_SOURCE EXCERPT_.
##############################

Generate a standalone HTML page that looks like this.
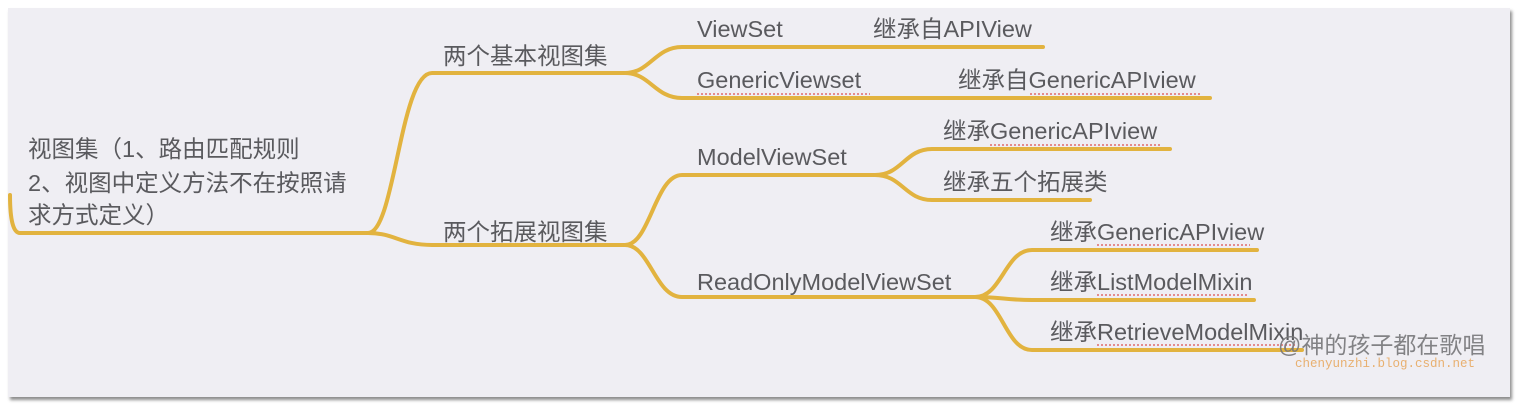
<!DOCTYPE html>
<html><head><meta charset="utf-8"><style>
html,body{margin:0;padding:0;background:#fff;}
body{width:1520px;height:409px;position:relative;overflow:hidden;}
.panel{position:absolute;left:8px;top:8px;width:1502px;height:389px;background:#efeef3;box-shadow:2px 3px 3px rgba(0,0,0,.45);}
svg{position:absolute;left:0;top:0;}
text{font-family:"Liberation Sans","Noto Sans CJK SC",sans-serif;font-size:23.5px;fill:#5a5a5e;}
</style></head><body>
<div class="panel"></div>
<svg width="1520" height="409" viewBox="0 0 1520 409">
<g fill="none" stroke="#e2b33f" stroke-width="4" stroke-linecap="round">
<path d="M10 195 Q10 233 20 233 L368 233"/>
<path d="M368 233 C395 233 400 73 432 73 L625 73"/>
<path d="M368 233 C395 233 400 245 432 245 L625 245"/>
<path d="M625 73 C650 73 655 47 682 47 L1043 47"/>
<path d="M625 73 C650 73 655 98 682 98 L1210 98"/>
<path d="M625 245 C650 245 655 175 682 175 L875 175"/>
<path d="M625 245 C650 245 655 297 682 297 L975 297"/>
<path d="M875 175 C902 175 905 149 932 149 L1170 149"/>
<path d="M875 175 C902 175 905 200 932 200 L1090 200"/>
<path d="M975 297 C1002 297 1005 250 1032 250 L1257 250"/>
<path d="M975 297 C1002 297 1005 300 1032 300 L1254 300"/>
<path d="M975 297 C1002 297 1005 350 1032 350 L1302 350"/>
</g>
<g stroke="#e06a6a" stroke-width="1.5" stroke-dasharray="2 2">
<path d="M697 94 L870 94"/>
<path d="M1030 94 L1202 94"/>
<path d="M990 145 L1162 145"/>
<path d="M1097 245 L1250 245"/>
<path d="M1097 295 L1248 295"/>
<path d="M1097 345 L1296 345"/>
</g>
<text x="28" y="157">视图集（1、路由匹配规则</text>
<text x="28" y="191">2、视图中定义方法不在按照请</text>
<text x="28" y="223">求方式定义）</text>
<text x="443" y="64">两个基本视图集</text>
<text x="443" y="240">两个拓展视图集</text>
<text x="697" y="37">ViewSet</text>
<text x="873" y="37">继承自APIView</text>
<text x="697" y="88">GenericViewset</text>
<text x="958" y="88">继承自GenericAPIview</text>
<text x="697" y="165">ModelViewSet</text>
<text x="943" y="139">继承GenericAPIview</text>
<text x="943" y="190">继承五个拓展类</text>
<text x="697" y="290">ReadOnlyModelViewSet</text>
<text x="1050" y="240">继承GenericAPIview</text>
<text x="1050" y="290">继承ListModelMixin</text>
<text x="1050" y="340">继承RetrieveModelMixin</text>
<text x="1278" y="353" style="font-size:23px;fill:#77777a;opacity:.9">@神的孩子都在歌唱</text>
<text x="1295" y="367" style="font-family:'Liberation Mono',monospace;font-size:12.5px;fill:#e8b070">chenyunzhi.blog.csdn.net</text>
</svg>
</body></html>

##############################

_PROBLEM TO SOLVE_. Transcribe the preceding listing in its entirety and with exact wording, leaving out pictures.

_CORRECT RESPONSE_.
Generate a standalone HTML page that looks like this.
<!DOCTYPE html>
<html><head><meta charset="utf-8"><style>
html,body{margin:0;padding:0;background:#fff;}
body{width:1520px;height:409px;position:relative;overflow:hidden;}
.panel{position:absolute;left:8px;top:8px;width:1502px;height:389px;background:#efeef3;box-shadow:2px 3px 3px rgba(0,0,0,.45);}
svg{position:absolute;left:0;top:0;}
text{font-family:"Liberation Sans","Noto Sans CJK SC",sans-serif;font-size:23.5px;fill:#5a5a5e;}
</style></head><body>
<div class="panel"></div>
<svg width="1520" height="409" viewBox="0 0 1520 409">
<g fill="none" stroke="#e2b33f" stroke-width="4" stroke-linecap="round">
<path d="M10 195 Q10 233 20 233 L368 233"/>
<path d="M368 233 C395 233 400 73 432 73 L625 73"/>
<path d="M368 233 C395 233 400 245 432 245 L625 245"/>
<path d="M625 73 C650 73 655 47 682 47 L1043 47"/>
<path d="M625 73 C650 73 655 98 682 98 L1210 98"/>
<path d="M625 245 C650 245 655 175 682 175 L875 175"/>
<path d="M625 245 C650 245 655 297 682 297 L975 297"/>
<path d="M875 175 C902 175 905 149 932 149 L1170 149"/>
<path d="M875 175 C902 175 905 200 932 200 L1090 200"/>
<path d="M975 297 C1002 297 1005 250 1032 250 L1257 250"/>
<path d="M975 297 C1002 297 1005 300 1032 300 L1254 300"/>
<path d="M975 297 C1002 297 1005 350 1032 350 L1302 350"/>
</g>
<g stroke="#e06a6a" stroke-width="1.5" stroke-dasharray="2 2">
<path d="M697 94 L870 94"/>
<path d="M1030 94 L1202 94"/>
<path d="M990 145 L1162 145"/>
<path d="M1097 245 L1250 245"/>
<path d="M1097 295 L1248 295"/>
<path d="M1097 345 L1296 345"/>
</g>
<text x="28" y="157">视图集（1、路由匹配规则</text>
<text x="28" y="191">2、视图中定义方法不在按照请</text>
<text x="28" y="223">求方式定义）</text>
<text x="443" y="64">两个基本视图集</text>
<text x="443" y="240">两个拓展视图集</text>
<text x="697" y="37">ViewSet</text>
<text x="873" y="37">继承自APIView</text>
<text x="697" y="88">GenericViewset</text>
<text x="958" y="88">继承自GenericAPIview</text>
<text x="697" y="165">ModelViewSet</text>
<text x="943" y="139">继承GenericAPIview</text>
<text x="943" y="190">继承五个拓展类</text>
<text x="697" y="290">ReadOnlyModelViewSet</text>
<text x="1050" y="240">继承GenericAPIview</text>
<text x="1050" y="290">继承ListModelMixin</text>
<text x="1050" y="340">继承RetrieveModelMixin</text>
<text x="1278" y="353" style="font-size:23px;fill:#77777a;opacity:.9">@神的孩子都在歌唱</text>
<text x="1295" y="367" style="font-family:'Liberation Mono',monospace;font-size:12.5px;fill:#e8b070">chenyunzhi.blog.csdn.net</text>
</svg>
</body></html>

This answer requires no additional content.